• Direction: Take the data that follows and retype it word for word.

• Dataset content:
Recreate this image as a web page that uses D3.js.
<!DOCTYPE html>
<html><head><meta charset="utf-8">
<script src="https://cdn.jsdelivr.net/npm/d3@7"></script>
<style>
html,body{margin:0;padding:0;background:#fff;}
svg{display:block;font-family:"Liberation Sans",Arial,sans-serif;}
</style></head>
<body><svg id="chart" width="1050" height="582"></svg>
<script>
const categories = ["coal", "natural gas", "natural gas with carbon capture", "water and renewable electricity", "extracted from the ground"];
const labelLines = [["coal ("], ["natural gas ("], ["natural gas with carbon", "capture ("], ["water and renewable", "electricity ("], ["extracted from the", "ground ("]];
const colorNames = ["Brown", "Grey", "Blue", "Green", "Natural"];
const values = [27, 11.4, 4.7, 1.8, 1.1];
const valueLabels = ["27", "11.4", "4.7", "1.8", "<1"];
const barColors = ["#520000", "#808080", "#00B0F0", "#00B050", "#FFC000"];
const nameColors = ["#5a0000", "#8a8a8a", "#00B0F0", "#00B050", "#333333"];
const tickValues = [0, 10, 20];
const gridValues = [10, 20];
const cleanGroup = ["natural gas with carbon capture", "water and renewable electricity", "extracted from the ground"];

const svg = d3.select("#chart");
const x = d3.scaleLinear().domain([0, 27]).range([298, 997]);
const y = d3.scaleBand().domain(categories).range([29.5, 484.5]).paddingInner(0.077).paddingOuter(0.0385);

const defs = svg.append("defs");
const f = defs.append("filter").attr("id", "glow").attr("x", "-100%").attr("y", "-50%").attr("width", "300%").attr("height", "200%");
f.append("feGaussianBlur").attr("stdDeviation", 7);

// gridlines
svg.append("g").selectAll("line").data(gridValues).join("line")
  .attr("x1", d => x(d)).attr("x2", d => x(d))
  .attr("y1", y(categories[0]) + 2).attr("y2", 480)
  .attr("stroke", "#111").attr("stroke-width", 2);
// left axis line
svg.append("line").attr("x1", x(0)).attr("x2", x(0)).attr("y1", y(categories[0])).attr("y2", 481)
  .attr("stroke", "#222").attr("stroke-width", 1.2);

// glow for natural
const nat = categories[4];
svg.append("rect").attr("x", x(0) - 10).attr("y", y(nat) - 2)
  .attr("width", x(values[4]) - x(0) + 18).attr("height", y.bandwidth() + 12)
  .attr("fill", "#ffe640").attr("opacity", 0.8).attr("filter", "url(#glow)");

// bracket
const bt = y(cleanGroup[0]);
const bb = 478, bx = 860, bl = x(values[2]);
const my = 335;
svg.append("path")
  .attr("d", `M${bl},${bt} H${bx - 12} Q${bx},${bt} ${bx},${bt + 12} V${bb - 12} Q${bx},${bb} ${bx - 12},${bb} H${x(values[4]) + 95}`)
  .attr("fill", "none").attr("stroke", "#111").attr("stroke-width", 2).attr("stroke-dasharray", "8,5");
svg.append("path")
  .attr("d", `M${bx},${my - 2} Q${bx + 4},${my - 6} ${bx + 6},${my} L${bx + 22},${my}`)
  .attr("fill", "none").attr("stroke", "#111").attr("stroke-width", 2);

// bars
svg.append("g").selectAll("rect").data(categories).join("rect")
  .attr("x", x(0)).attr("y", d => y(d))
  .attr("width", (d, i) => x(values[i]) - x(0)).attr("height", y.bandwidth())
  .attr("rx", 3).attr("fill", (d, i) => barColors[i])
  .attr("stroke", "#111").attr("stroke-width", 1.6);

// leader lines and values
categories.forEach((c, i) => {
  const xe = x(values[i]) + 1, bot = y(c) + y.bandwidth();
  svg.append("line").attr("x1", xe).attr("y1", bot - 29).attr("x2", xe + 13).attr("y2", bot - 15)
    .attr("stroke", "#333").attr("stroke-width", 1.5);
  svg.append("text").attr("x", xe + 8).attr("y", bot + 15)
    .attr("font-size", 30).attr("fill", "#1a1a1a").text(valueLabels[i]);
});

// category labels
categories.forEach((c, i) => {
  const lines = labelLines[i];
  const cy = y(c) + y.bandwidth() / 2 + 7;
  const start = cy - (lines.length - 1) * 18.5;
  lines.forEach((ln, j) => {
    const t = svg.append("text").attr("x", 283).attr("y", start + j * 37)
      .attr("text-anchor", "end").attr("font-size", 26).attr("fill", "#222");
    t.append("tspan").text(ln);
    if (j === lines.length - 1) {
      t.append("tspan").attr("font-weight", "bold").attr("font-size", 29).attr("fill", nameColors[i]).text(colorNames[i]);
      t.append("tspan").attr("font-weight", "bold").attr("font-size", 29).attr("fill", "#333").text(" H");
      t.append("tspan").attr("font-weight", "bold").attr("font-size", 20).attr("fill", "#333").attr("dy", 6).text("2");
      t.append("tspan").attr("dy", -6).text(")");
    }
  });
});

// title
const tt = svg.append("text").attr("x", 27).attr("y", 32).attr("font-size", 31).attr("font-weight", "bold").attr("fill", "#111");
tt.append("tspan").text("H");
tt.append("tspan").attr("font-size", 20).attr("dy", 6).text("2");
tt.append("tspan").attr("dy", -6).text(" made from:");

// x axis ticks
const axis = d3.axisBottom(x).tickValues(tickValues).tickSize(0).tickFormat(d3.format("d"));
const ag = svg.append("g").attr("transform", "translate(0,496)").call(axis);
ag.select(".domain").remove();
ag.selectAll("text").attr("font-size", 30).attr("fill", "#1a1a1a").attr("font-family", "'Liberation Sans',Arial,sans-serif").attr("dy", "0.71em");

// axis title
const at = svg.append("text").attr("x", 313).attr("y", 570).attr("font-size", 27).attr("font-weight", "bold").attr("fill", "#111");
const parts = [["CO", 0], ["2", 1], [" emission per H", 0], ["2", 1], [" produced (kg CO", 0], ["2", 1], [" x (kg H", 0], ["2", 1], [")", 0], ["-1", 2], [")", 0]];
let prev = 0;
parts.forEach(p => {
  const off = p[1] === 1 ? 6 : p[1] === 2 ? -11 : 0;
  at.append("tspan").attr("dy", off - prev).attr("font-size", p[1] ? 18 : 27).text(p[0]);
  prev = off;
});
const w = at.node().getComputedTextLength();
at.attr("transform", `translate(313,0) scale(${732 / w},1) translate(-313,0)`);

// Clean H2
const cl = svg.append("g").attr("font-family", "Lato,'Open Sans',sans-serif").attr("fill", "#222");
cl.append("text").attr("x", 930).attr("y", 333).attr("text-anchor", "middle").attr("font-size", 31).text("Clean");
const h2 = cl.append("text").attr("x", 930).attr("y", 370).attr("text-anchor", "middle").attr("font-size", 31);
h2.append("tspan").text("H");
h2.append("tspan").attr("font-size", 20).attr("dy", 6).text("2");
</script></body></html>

• Complete output:
Recreate this image as a web page that uses D3.js.
<!DOCTYPE html>
<html><head><meta charset="utf-8">
<script src="https://cdn.jsdelivr.net/npm/d3@7"></script>
<style>
html,body{margin:0;padding:0;background:#fff;}
svg{display:block;font-family:"Liberation Sans",Arial,sans-serif;}
</style></head>
<body><svg id="chart" width="1050" height="582"></svg>
<script>
const categories = ["coal", "natural gas", "natural gas with carbon capture", "water and renewable electricity", "extracted from the ground"];
const labelLines = [["coal ("], ["natural gas ("], ["natural gas with carbon", "capture ("], ["water and renewable", "electricity ("], ["extracted from the", "ground ("]];
const colorNames = ["Brown", "Grey", "Blue", "Green", "Natural"];
const values = [27, 11.4, 4.7, 1.8, 1.1];
const valueLabels = ["27", "11.4", "4.7", "1.8", "<1"];
const barColors = ["#520000", "#808080", "#00B0F0", "#00B050", "#FFC000"];
const nameColors = ["#5a0000", "#8a8a8a", "#00B0F0", "#00B050", "#333333"];
const tickValues = [0, 10, 20];
const gridValues = [10, 20];
const cleanGroup = ["natural gas with carbon capture", "water and renewable electricity", "extracted from the ground"];

const svg = d3.select("#chart");
const x = d3.scaleLinear().domain([0, 27]).range([298, 997]);
const y = d3.scaleBand().domain(categories).range([29.5, 484.5]).paddingInner(0.077).paddingOuter(0.0385);

const defs = svg.append("defs");
const f = defs.append("filter").attr("id", "glow").attr("x", "-100%").attr("y", "-50%").attr("width", "300%").attr("height", "200%");
f.append("feGaussianBlur").attr("stdDeviation", 7);

// gridlines
svg.append("g").selectAll("line").data(gridValues).join("line")
  .attr("x1", d => x(d)).attr("x2", d => x(d))
  .attr("y1", y(categories[0]) + 2).attr("y2", 480)
  .attr("stroke", "#111").attr("stroke-width", 2);
// left axis line
svg.append("line").attr("x1", x(0)).attr("x2", x(0)).attr("y1", y(categories[0])).attr("y2", 481)
  .attr("stroke", "#222").attr("stroke-width", 1.2);

// glow for natural
const nat = categories[4];
svg.append("rect").attr("x", x(0) - 10).attr("y", y(nat) - 2)
  .attr("width", x(values[4]) - x(0) + 18).attr("height", y.bandwidth() + 12)
  .attr("fill", "#ffe640").attr("opacity", 0.8).attr("filter", "url(#glow)");

// bracket
const bt = y(cleanGroup[0]);
const bb = 478, bx = 860, bl = x(values[2]);
const my = 335;
svg.append("path")
  .attr("d", `M${bl},${bt} H${bx - 12} Q${bx},${bt} ${bx},${bt + 12} V${bb - 12} Q${bx},${bb} ${bx - 12},${bb} H${x(values[4]) + 95}`)
  .attr("fill", "none").attr("stroke", "#111").attr("stroke-width", 2).attr("stroke-dasharray", "8,5");
svg.append("path")
  .attr("d", `M${bx},${my - 2} Q${bx + 4},${my - 6} ${bx + 6},${my} L${bx + 22},${my}`)
  .attr("fill", "none").attr("stroke", "#111").attr("stroke-width", 2);

// bars
svg.append("g").selectAll("rect").data(categories).join("rect")
  .attr("x", x(0)).attr("y", d => y(d))
  .attr("width", (d, i) => x(values[i]) - x(0)).attr("height", y.bandwidth())
  .attr("rx", 3).attr("fill", (d, i) => barColors[i])
  .attr("stroke", "#111").attr("stroke-width", 1.6);

// leader lines and values
categories.forEach((c, i) => {
  const xe = x(values[i]) + 1, bot = y(c) + y.bandwidth();
  svg.append("line").attr("x1", xe).attr("y1", bot - 29).attr("x2", xe + 13).attr("y2", bot - 15)
    .attr("stroke", "#333").attr("stroke-width", 1.5);
  svg.append("text").attr("x", xe + 8).attr("y", bot + 15)
    .attr("font-size", 30).attr("fill", "#1a1a1a").text(valueLabels[i]);
});

// category labels
categories.forEach((c, i) => {
  const lines = labelLines[i];
  const cy = y(c) + y.bandwidth() / 2 + 7;
  const start = cy - (lines.length - 1) * 18.5;
  lines.forEach((ln, j) => {
    const t = svg.append("text").attr("x", 283).attr("y", start + j * 37)
      .attr("text-anchor", "end").attr("font-size", 26).attr("fill", "#222");
    t.append("tspan").text(ln);
    if (j === lines.length - 1) {
      t.append("tspan").attr("font-weight", "bold").attr("font-size", 29).attr("fill", nameColors[i]).text(colorNames[i]);
      t.append("tspan").attr("font-weight", "bold").attr("font-size", 29).attr("fill", "#333").text(" H");
      t.append("tspan").attr("font-weight", "bold").attr("font-size", 20).attr("fill", "#333").attr("dy", 6).text("2");
      t.append("tspan").attr("dy", -6).text(")");
    }
  });
});

// title
const tt = svg.append("text").attr("x", 27).attr("y", 32).attr("font-size", 31).attr("font-weight", "bold").attr("fill", "#111");
tt.append("tspan").text("H");
tt.append("tspan").attr("font-size", 20).attr("dy", 6).text("2");
tt.append("tspan").attr("dy", -6).text(" made from:");

// x axis ticks
const axis = d3.axisBottom(x).tickValues(tickValues).tickSize(0).tickFormat(d3.format("d"));
const ag = svg.append("g").attr("transform", "translate(0,496)").call(axis);
ag.select(".domain").remove();
ag.selectAll("text").attr("font-size", 30).attr("fill", "#1a1a1a").attr("font-family", "'Liberation Sans',Arial,sans-serif").attr("dy", "0.71em");

// axis title
const at = svg.append("text").attr("x", 313).attr("y", 570).attr("font-size", 27).attr("font-weight", "bold").attr("fill", "#111");
const parts = [["CO", 0], ["2", 1], [" emission per H", 0], ["2", 1], [" produced (kg CO", 0], ["2", 1], [" x (kg H", 0], ["2", 1], [")", 0], ["-1", 2], [")", 0]];
let prev = 0;
parts.forEach(p => {
  const off = p[1] === 1 ? 6 : p[1] === 2 ? -11 : 0;
  at.append("tspan").attr("dy", off - prev).attr("font-size", p[1] ? 18 : 27).text(p[0]);
  prev = off;
});
const w = at.node().getComputedTextLength();
at.attr("transform", `translate(313,0) scale(${732 / w},1) translate(-313,0)`);

// Clean H2
const cl = svg.append("g").attr("font-family", "Lato,'Open Sans',sans-serif").attr("fill", "#222");
cl.append("text").attr("x", 930).attr("y", 333).attr("text-anchor", "middle").attr("font-size", 31).text("Clean");
const h2 = cl.append("text").attr("x", 930).attr("y", 370).attr("text-anchor", "middle").attr("font-size", 31);
h2.append("tspan").text("H");
h2.append("tspan").attr("font-size", 20).attr("dy", 6).text("2");
</script></body></html>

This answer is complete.